Fin Feather Fur
17th March - 18th April 2016
Fin Feather Fur show aims to celebrate animals that are traditionally hunted, and to challenge the age-old practice of championing the hunter in art.
The result is a fantastic group exhibition featuring local and international artists.
Dorothy Clark’s Greenhouse
14th May – 15th June 2015
Dorothy Clark was born in 1951 in Port Elizabeth, South Africa. She was raised in Zambia and schooled in Zimbabwe. Her schooling continued at Rhodes University in Grahamstown where she obtained a Masters Degree in Fine Arts, graduating in 1974 as a contemporary of Christopher Till , under the professorship of Brian Bradshaw.
Her landscapes and paintings of riverine vegetation of the Sabi-Sands and other nature conservancies in Southern Africa feature in private collections in London, Harvard , Aix-en-Provence and locally. Her painting from the 1980’s of the Buffalo river gorge , the infamous escape route from the Isandlwana battlefield , is the visual centrepiece of the David Rattray Harford library at Fugitives Drift.
Greenhouse has taken three years to complete. The oil on canvas works in this exhibition feature trees, plants, bushes, succulents, and landscape elements rendered in a way that speaks to the highly realistic, but enhanced with a painterly, expressive looseness of brush that allows her artistic personality to come through. The images represent, in some cases, what we would consider to be disasters in nature, but, as Clark states, it is important to remember that in nature it is just an event. Nature compromises, recovers and moves on in a way that is far beyond humankind’s ability to do so.

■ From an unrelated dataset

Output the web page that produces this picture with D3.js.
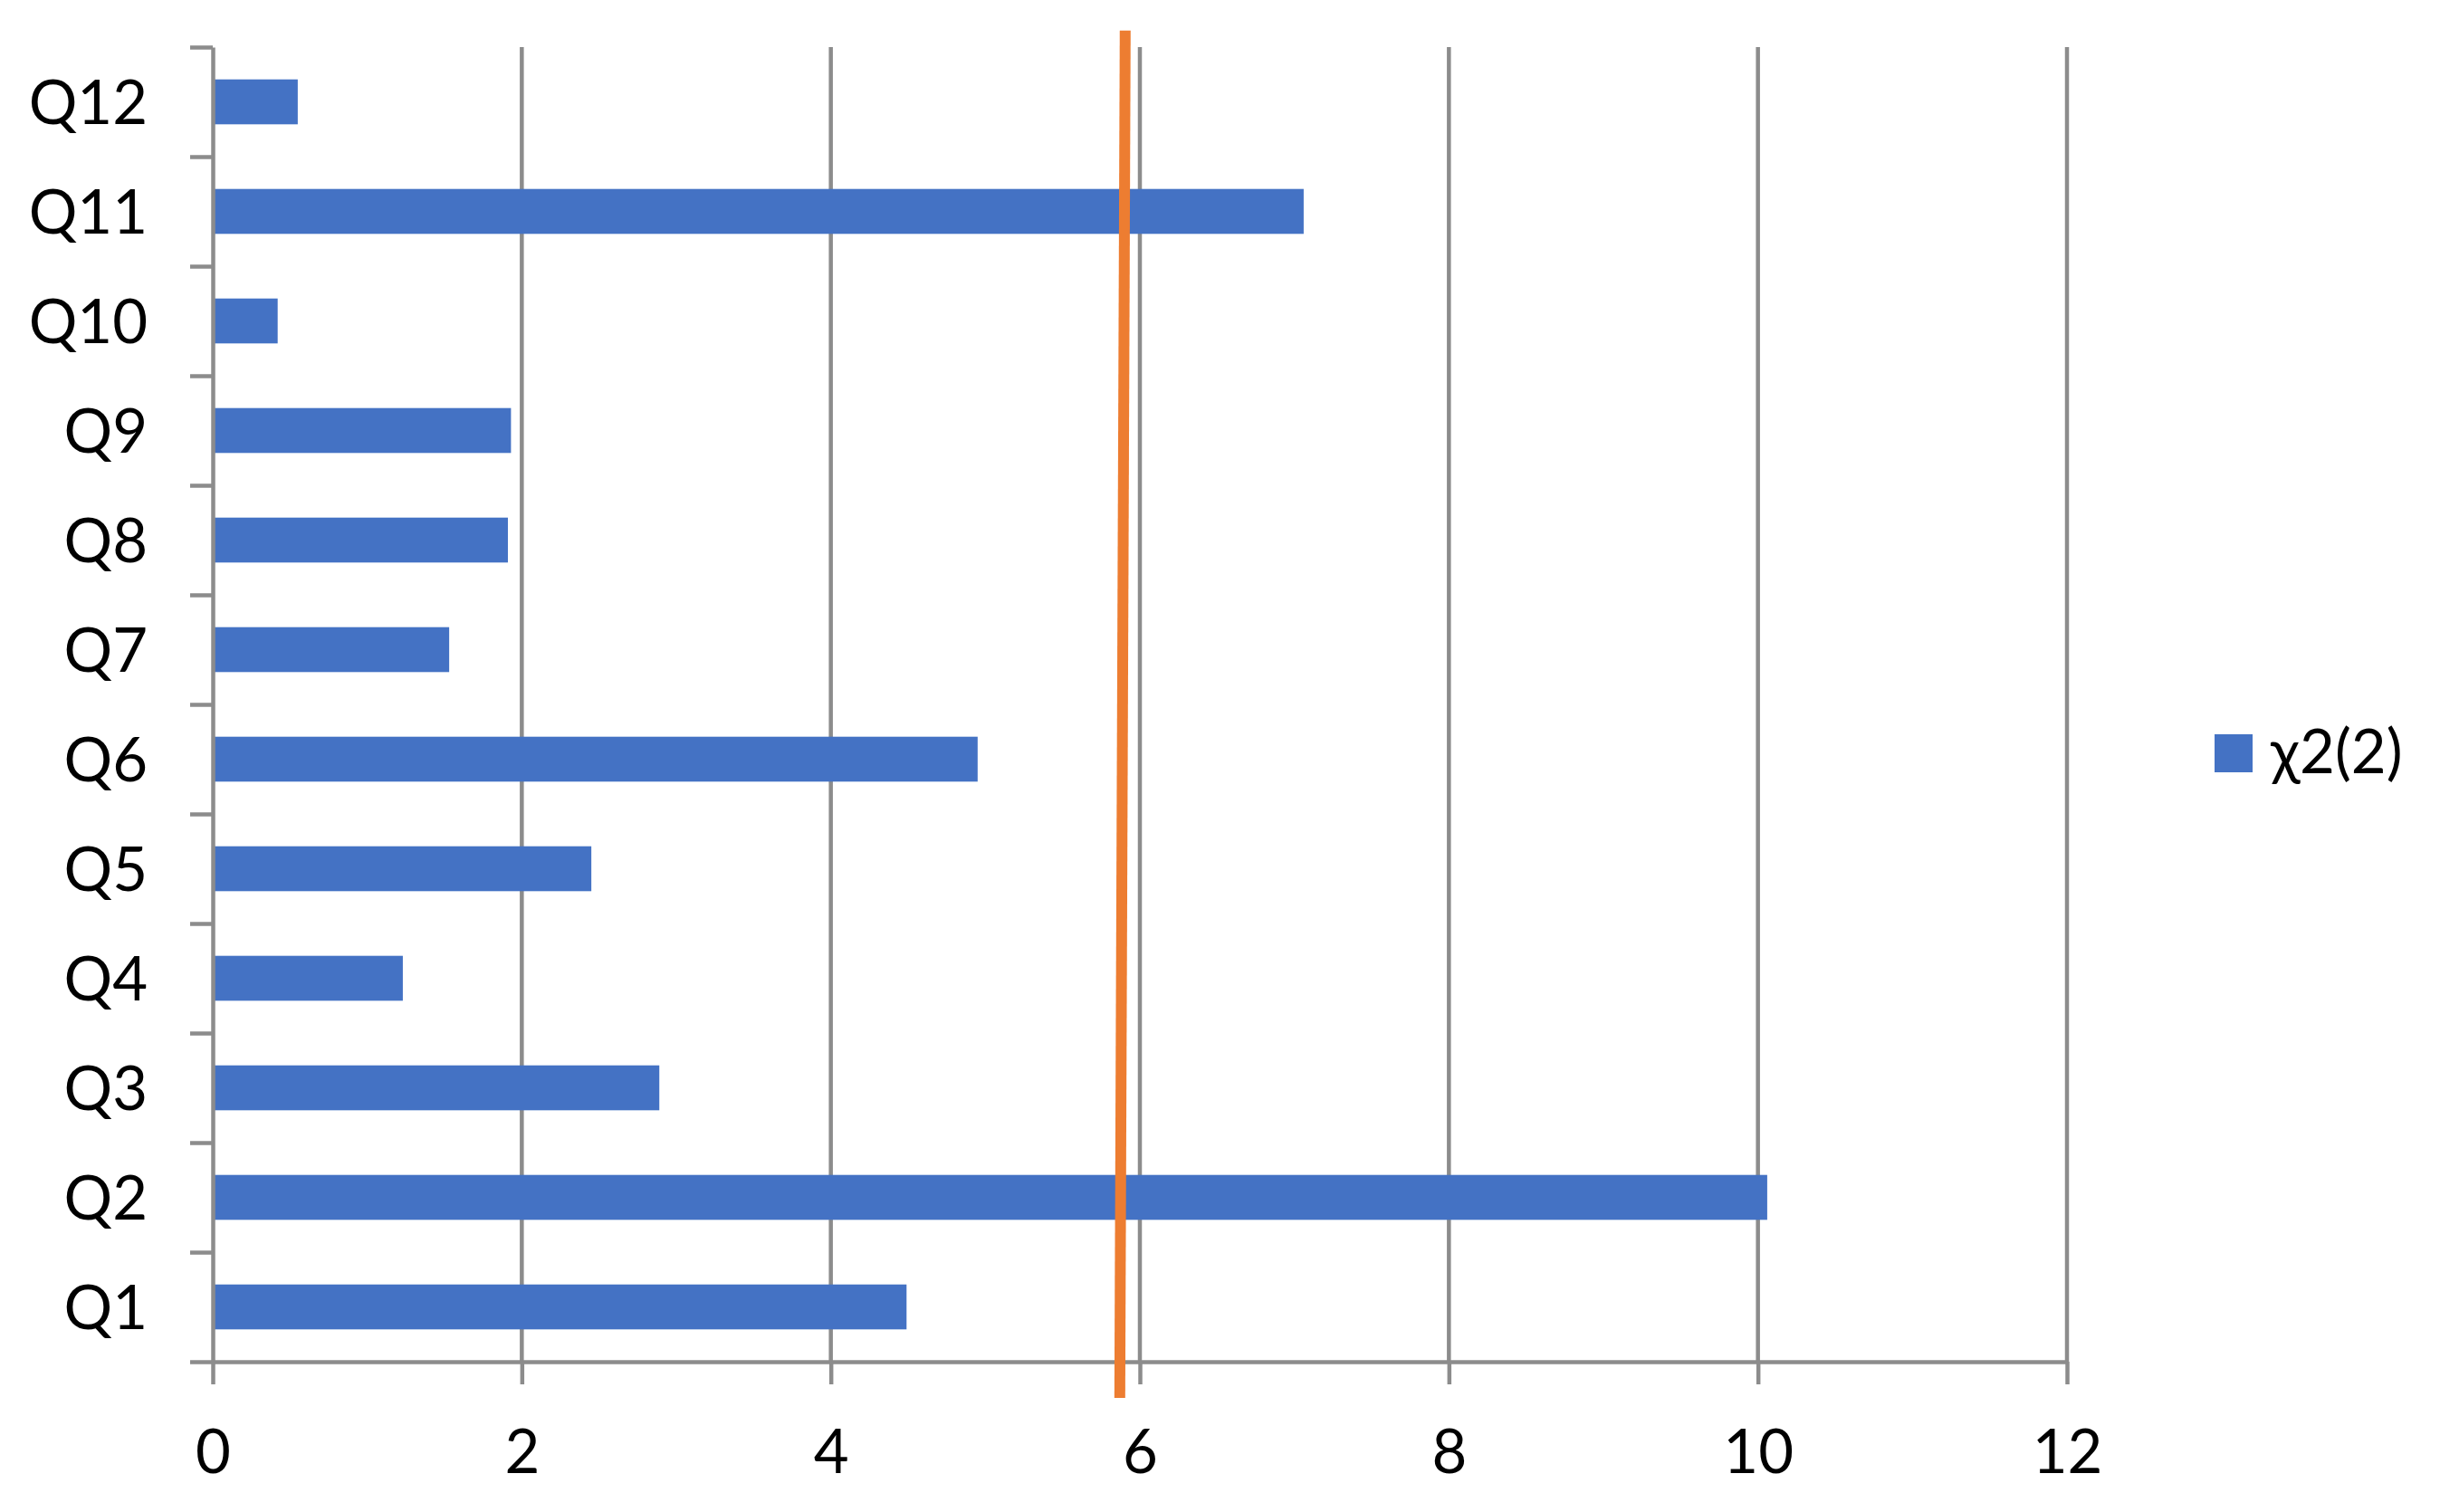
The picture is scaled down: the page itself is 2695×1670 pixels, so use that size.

In fact, nature usually takes advantage of these events.
The subject matter of Dorothy Clark’s Greenhouse can be defined here as heroism in nature. Heroism in this context implies survival, or just plain perfection. “The design of the aloe is so perfect it has lasted 4 million years as far as we know” says Clark. The admiration and respect that she has for these plants is echoed not only in the enormous scale she has chosen to represent them, but also in the fact that she remembers each individual plant painted here. Clark can recall the address of each plant, and it is represented as a unique individual, not a generic. The beautiful images in this exhibition reflect Clark’s passion for nature, her abilities with a paintbrush and an unusual approach to the personalities of plants.